Vivint Solar (NYSE:VSLR) has spent the past year cleaning up its house in residential solar after the company’s sale to SunEdison fell through. Now, operations are steadily improving. Vivint has also been one of the beneficiaries of Tesla‘s (NASDAQ:TSLA) decision to shrink its solar business, and it has made a relatively quick transition to selling solar systems rather than financing them and then leasing to customers. That’s the good news.
What hasn’t been going so well for the company is its launch of energy-storage products. A partnership with Mercedes-Benz recently went up in smoke after the automaker decided to focus its efforts on large-scale installations, and its effort to go head to head against Tesla’s Powerwall apparently hasn’t been as successful as the company had expected. This leaves Vivint Solar without its key energy storage partner, and with no obvious path to becoming a leader in the rapidly growing energy-storage market.
Mercedes-Benz abandons Vivint Solar
In May 2017, Vivint Solar and Mercedes-Benz forged an alliance to bring energy storage to the residential solar market.

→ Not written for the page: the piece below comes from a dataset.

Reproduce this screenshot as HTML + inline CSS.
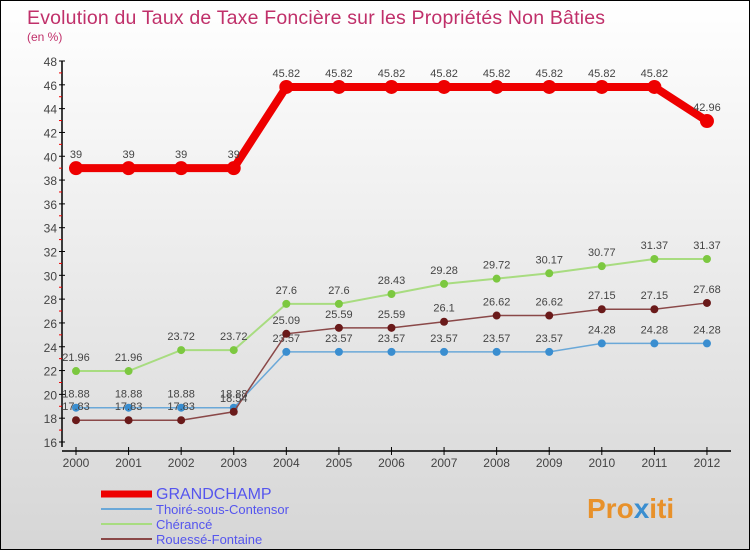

Mercedes-Benz’ supplied the battery units; each one had a 2.5 kW-hr capacity, and up to eight could be strung together in a storage system, enough to power the average U.S. home for about 16 hours.
Now, the two companies are going their separate ways. Vivint Solar has already replaced Mercedes-Benz’ batteries with LG Chem batteries on its website, but Greentech Media is reporting that LG batteries are only available in Utah, and won’t be rolled out to larger markets like California until later this year.
It’s likely that more than one fatal flaw contributed to the partnership’s collapse. The requirements an automaker has for an electric vehicle battery don’t entirely translate to what’s needed for one being installed in the home, so there could have been some issues with fit. Also, its batteries individually had far less capacity than Tesla’s 14 kW-hr Powerwall 2. Finally, Vivint Solar was relatively opaque on pricing, but Electrek has reported that the cost of a Mercedes-Benz energy storage system was between $5,000 and $13,000, which may not have been a compelling deal compared to the Powerwall, priced at $5,900 plus installation.
Replacing Mercedes-Benz batteries with LG Chem should help lower costs and bring a company more focused on what the home market needs in energy storage, so there are some positives to bringing LG Chem onboard and it’s probably the right move short-term. But it doesn’t help at all with differentiating Vivint Solar’s product in the marketplace. LG Chem is also partnering with the biggest residential solar installer in the U.S., Sunrun (NASDAQ:RUN), meaning Vivint Solar is only catching up to, not surpassing, the competition.